(File photo)

Salmon Arm taxpayers to see deadline extension extended to September

Council asks those who can pay by the usual July 2 date to please do so

Salmon Arm taxpayers across all classes will see their tax deadline extended this year, but council encourages those who can, to pay by July 2 as usual.

Although the city decided on April 14 to extend the property tax deadline to July 30 from its usual due date of July 2, that changed with an announcement from the provincial government.

The city’s acting chief financial officer Tracy Tulak explained to council that the province sent a release on April 16 stating it was extending the late payment penalty for commercial properties to Oct. 1, meaning those taxes would be due by Sept. 30.

Tulak explained the city’s software can’t calculate different deadlines for different classifications of taxes, so it was necessary for the finance department to change the deadline for all classes, including residential, to Sept. 30.

Mayor Alan Harrison noted that although he is in favour of helping out taxpayers, this created headaches for a finance department that had already been tasked with changes.

“As you can imagine if you’re in the finance department and you get a budget passed by council, and then you get council to redo the budget, and then you get council to set new dates and the new dates have to be changed because the province changes the dates – It’s not all that simple when you’re sitting in the finance department. We very much appreciate the flexibility and the ability to get things done fast by that department.”
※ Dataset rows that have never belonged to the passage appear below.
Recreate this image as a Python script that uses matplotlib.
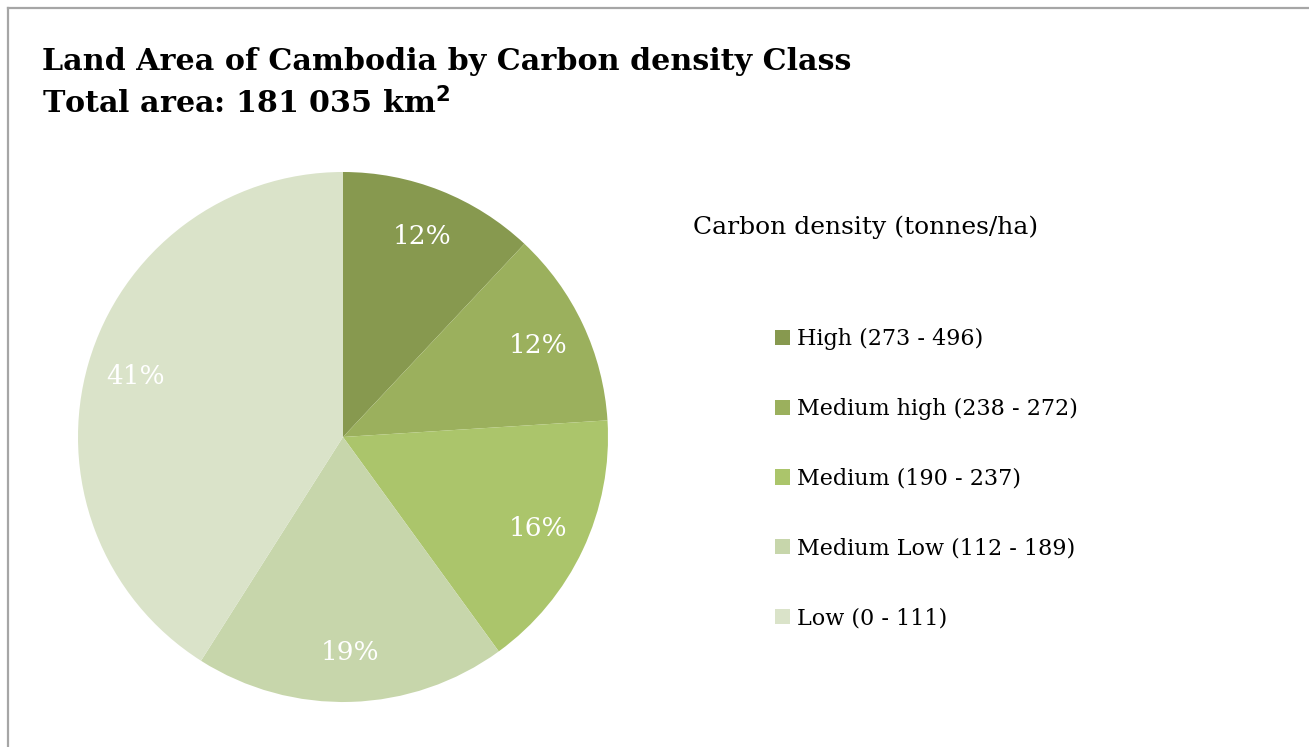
import matplotlib
matplotlib.use('Agg')
import matplotlib.pyplot as plt
from matplotlib.lines import Line2D

# ── Data ─────────────────────────────────────────────────────────────────────
classes = ["High (273 - 496)", "Medium high (238 - 272)", "Medium (190 - 237)",
           "Medium Low (112 - 189)", "Low (0 - 111)"]
shares = [12, 12, 16, 19, 41]
colors = ["#87994F", "#9BB05D", "#ABC56B", "#C7D6AB", "#DAE3C9"]

plt.rcParams['font.family'] = ['DejaVu Serif']

fig = plt.figure(figsize=(13.09, 7.47), dpi=100)

# chart frame (only top and left edges are visible)
fig.add_artist(Line2D([8/1309, 8/1309], [0, 1 - 8/747], transform=fig.transFigure,
                      color="#a6a6a6", lw=1.6))
fig.add_artist(Line2D([8/1309, 1], [1 - 8/747, 1 - 8/747], transform=fig.transFigure,
                      color="#a6a6a6", lw=1.6))

# ── Title ────────────────────────────────────────────────────────────────────
fig.text(42/1309, 1 - 70/747, "Land Area of Cambodia by Carbon density Class",
         fontsize=21.7, fontweight="bold", ha="left", va="baseline")
fig.text(42/1309, 1 - 113/747, r"Total area: 181 035 km$^{\mathbf{2}}$",
         fontsize=21.7, fontweight="bold", ha="left", va="baseline")

# ── Pie ──────────────────────────────────────────────────────────────────────
ax = fig.add_axes([78/1309, 45/747, 530/1309, 530/747])
wedges, _, autotexts = ax.pie(shares, colors=colors, startangle=90, counterclock=False,
                              autopct="%d%%", pctdistance=0.815, radius=1.0,
                              wedgeprops=dict(linewidth=0))
for t in autotexts:
    t.set_color("white")
    t.set_fontsize(19)
ax.set_xlim(-1, 1)
ax.set_ylim(-1, 1)
ax.set_aspect("equal")
ax.axis("off")

# ── Legend ───────────────────────────────────────────────────────────────────
fig.text(693/1309, 1 - 227/747, "Carbon density (tonnes/ha)",
         fontsize=18, ha="left", va="center")
fig.legend(wedges, classes, loc="upper left", bbox_to_anchor=(775/1309, 1 - 328/747),
           frameon=False, fontsize=16, labelspacing=2.15, handlelength=0.68,
           handleheight=0.68, handletextpad=0.3, borderpad=0, borderaxespad=0)

fig.savefig("out.png", dpi=100)
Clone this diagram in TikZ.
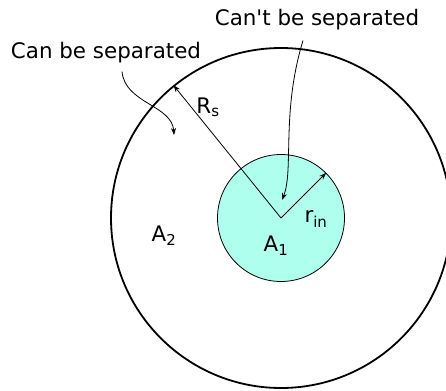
\documentclass[tikz,border=0pt]{standalone}
\usepackage{fontspec}
\newfontfamily\lblfont{DejaVu Sans}
\usetikzlibrary{arrows.meta, positioning, calc}

\begin{document}
\begin{tikzpicture}[x=1pt, y=-1pt, >={Stealth[length=7pt, width=5pt]},
  lbl/.style={font=\lblfont\fontsize{21.4}{25}\selectfont, inner sep=0pt},
  radius line/.style={->, line width=0.8pt},
  note arrow/.style={->, line width=0.8pt}]
\useasboundingbox (0,0) rectangle (446,390);
\clip (0,0) rectangle (446,390);
% regions
\coordinate (O) at (281,218);
\node[circle, draw, line width=1.8pt, minimum size=340pt, inner sep=0pt] (outer) at (O) {};
\node[circle, draw, fill={rgb,255:red,175;green,255;blue,238}, line width=0.8pt,
  minimum size=127pt, inner sep=0pt] (inner) at (O) {};
% radii
\draw[radius line] (O) -- (outer.129.7);
\draw[radius line] (O) -- (inner.45);
\node[lbl] (Rs) at (208,107) {R\textsubscript{s}};
\node[lbl] (rin) at (316,219) {r\textsubscript{in}};
\node[lbl] (A1) at (276,246) {A\textsubscript{1}};
\node[lbl] (A2) at (164,236) {A\textsubscript{2}};
% notes
\node[lbl] (can) at (106,53) {Can be separated};
\node[lbl] (cant) at (317,20) {Can't be separated};
\coordinate (canend) at (174,135);
\coordinate (cantend) at (282,200);
\draw[note arrow] ($(can.south)+(16,8)$) .. controls +(3,32) and +(-2,-30) .. (canend);
\draw[note arrow] ($(cant.south)+(-14,10)$) .. controls +(-22,72) and +(12,-30) .. (cantend);
\end{tikzpicture}
\end{document}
Read more: North Okanagan Shuswap school board asked for budget timeline extension

Read more: COVID-19: Salmon Arm council makes tough decisions to address economic stress

Harrison said council encourages those people who can pay on the usual July 2 date to please do so.

“We’re confident that during these times people will step forward and won’t just delay if they have the tax money ready to go.”

Coun. Kevin Flynn also expressed disappointment with the decision, saying that during the weekly calls with the province, many municipalities had wanted flexibility in the deadline for payment. And the city had decided on the end of July.

“Now the flexibility has been mandated, which isn’t really flexibility…,” he said.

“It is positive for our taxpayers; hopefully most will pay when they normally do because we could end up with a cash flow issue. I am in support of making a consistent date, even though I think we should have been able to keep it at July 31.”

Council also reduced the tax increase to zero in an effort to help people during the pandemic.